In the Philippines, the people of the highlands of Mindanao Island consider abaca, a species of banana native to the Philippines, for weaving with ikat to be the most appropriate medium and design for ceremonial clothing and gifts. Bagobo women create three panels, with a centre called the mother and the sides called children. A profusion of intricate scrolls form rhythmic patterns throughout. Mandaya women record their alliance with crocodiles as a source of sacred character by inserting humans and crocodile outlines in a consistent alternation.

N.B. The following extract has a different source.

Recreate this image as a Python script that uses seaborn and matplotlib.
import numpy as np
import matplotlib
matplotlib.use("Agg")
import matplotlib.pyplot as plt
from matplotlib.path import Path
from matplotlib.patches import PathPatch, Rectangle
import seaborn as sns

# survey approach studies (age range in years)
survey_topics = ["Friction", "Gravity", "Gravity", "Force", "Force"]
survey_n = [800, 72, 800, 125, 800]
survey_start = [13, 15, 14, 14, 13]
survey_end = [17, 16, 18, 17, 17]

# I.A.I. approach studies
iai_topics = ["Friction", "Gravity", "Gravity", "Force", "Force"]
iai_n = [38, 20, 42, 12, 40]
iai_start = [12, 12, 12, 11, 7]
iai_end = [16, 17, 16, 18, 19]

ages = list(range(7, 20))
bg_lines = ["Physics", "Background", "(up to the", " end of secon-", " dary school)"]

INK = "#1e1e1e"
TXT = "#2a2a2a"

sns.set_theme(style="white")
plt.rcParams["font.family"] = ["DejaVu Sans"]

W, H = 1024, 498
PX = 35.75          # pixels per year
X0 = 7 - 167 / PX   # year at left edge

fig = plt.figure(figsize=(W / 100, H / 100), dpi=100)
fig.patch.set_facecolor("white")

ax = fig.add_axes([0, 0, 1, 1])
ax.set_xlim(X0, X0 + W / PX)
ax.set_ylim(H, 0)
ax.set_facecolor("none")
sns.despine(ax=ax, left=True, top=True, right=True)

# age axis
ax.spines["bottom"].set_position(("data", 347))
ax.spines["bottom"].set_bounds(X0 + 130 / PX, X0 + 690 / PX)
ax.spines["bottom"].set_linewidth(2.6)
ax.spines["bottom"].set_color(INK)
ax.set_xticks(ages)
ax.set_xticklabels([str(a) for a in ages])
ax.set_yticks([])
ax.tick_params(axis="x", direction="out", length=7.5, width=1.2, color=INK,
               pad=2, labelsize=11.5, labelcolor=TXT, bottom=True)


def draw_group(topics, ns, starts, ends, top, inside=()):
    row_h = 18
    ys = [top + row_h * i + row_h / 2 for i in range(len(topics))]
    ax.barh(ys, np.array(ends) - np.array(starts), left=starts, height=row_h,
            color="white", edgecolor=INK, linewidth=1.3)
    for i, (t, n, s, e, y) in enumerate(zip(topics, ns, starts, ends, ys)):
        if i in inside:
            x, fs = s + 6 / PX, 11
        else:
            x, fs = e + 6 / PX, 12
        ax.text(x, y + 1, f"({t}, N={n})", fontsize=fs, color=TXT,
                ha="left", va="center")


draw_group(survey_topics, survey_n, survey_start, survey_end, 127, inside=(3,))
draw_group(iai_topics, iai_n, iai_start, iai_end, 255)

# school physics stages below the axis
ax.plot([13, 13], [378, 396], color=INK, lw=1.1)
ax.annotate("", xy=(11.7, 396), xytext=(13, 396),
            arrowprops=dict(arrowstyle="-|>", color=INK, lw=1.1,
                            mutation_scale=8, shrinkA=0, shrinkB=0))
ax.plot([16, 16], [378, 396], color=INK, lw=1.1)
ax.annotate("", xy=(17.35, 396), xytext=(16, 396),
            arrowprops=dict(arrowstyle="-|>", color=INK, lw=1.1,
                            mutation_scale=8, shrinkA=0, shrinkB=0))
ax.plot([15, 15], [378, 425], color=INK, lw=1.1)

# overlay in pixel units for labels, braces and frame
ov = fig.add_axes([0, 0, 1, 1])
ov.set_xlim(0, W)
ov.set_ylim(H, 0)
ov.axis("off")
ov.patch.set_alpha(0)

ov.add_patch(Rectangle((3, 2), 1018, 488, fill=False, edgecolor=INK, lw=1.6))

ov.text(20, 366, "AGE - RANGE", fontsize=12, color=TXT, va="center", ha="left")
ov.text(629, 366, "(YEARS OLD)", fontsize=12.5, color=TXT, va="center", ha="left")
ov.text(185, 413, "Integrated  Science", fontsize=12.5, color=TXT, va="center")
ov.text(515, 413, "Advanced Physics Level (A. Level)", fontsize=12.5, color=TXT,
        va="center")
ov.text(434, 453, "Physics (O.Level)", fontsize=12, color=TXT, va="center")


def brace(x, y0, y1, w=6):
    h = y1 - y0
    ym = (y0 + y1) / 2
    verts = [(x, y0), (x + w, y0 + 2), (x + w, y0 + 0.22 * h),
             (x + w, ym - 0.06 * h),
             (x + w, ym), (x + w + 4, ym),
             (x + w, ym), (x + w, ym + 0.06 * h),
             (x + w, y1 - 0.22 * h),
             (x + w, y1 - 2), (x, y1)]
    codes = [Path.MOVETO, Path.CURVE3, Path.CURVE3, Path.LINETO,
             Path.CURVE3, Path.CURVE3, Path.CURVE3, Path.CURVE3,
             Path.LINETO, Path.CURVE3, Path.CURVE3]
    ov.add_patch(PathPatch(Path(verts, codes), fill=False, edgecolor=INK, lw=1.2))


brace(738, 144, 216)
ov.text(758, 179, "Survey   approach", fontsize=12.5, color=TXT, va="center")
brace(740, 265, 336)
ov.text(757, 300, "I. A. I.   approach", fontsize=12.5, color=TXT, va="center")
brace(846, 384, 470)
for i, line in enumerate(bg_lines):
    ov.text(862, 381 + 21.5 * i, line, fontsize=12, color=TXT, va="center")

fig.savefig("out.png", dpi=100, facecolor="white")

Look for them in the stripes, with their hands and legs pushed to each side, as they assert their union amidst lacey patterning.
Further east, in southernmost China, Hainan Island, is considered the best-preserved tropical forest in the country and is home to the Li peoples, who have been cultivating cotton there for 3,000 years. Their penchant for decoration is seen in extensive tattooing and in their cloths, which feature lines of geometric forms, figures, birds, geometry, and frogs in animated repetition. Frogs are given tribute as the largest creatures and are known as sacred ancestors. Floating bands of golden colour are likely the result of turmeric dyes. In 2009, UNESCO put the textiles of the Li of Hainan island on the list of intangible cultural heritage in need of protection.
An exhibition on ikats would not be complete without the famed examples from Uzbekistan. Exuberant textiles filled the cities of Samarkand and Bukhara in the 19th century. Uzbeks call ikat abrabandi (cloud binding) and took it to new heights of exploration. William Eleroy Curtis, an English visitor to Uzbekistan, wrote in 1911, ‘Everybody wears a coat like a rainbow. No matter how humble or hungry a man may be, and even if he has but a single garment, it is made of the most brilliantly coloured material he can find’.
The most famous are from Central Asia
Central Asian ikats are best known for their bold, abstract designs and vibrant colours, the result of painstaking and highly skilled work by craftsmen throughout the region. Unlike a majority of textiles that are woven with solid-coloured thread or are printed or dyed after weaving, ikat is produced using the reverse process. Individual threads are first dyed with several colours that, when woven together, produce the energetic patterns unique to this textile tradition. Successful application of this complex technique requires extensive forethought and teamwork between various craftsmen and the designer.
For this reason, ikat has been celebrated in Central Asia as one of the region’s great arts. In the 19th century, when costume indicated an individual’s social rank, wealth, domestic role, tribal affiliation and geographic origin, ikat was considered the most prestigious material to wear. The production of fabrics with abr (cloud in Persian) patterns was the most labour-intensive of the decorative methods. It required a craftsman artist to draw a pattern onto the silk warp yarns and then, according to a predetermined sequence of colours, parts of the warp bundles were tightly bound with cotton threads that resisted dye penetration when they were immersed in vats of dye, once, or several times, depending on the complexity of the pattern. This technique is still used today in Uzbekistan and other Central Asian countries and the craft is flourishing and exported worldwide.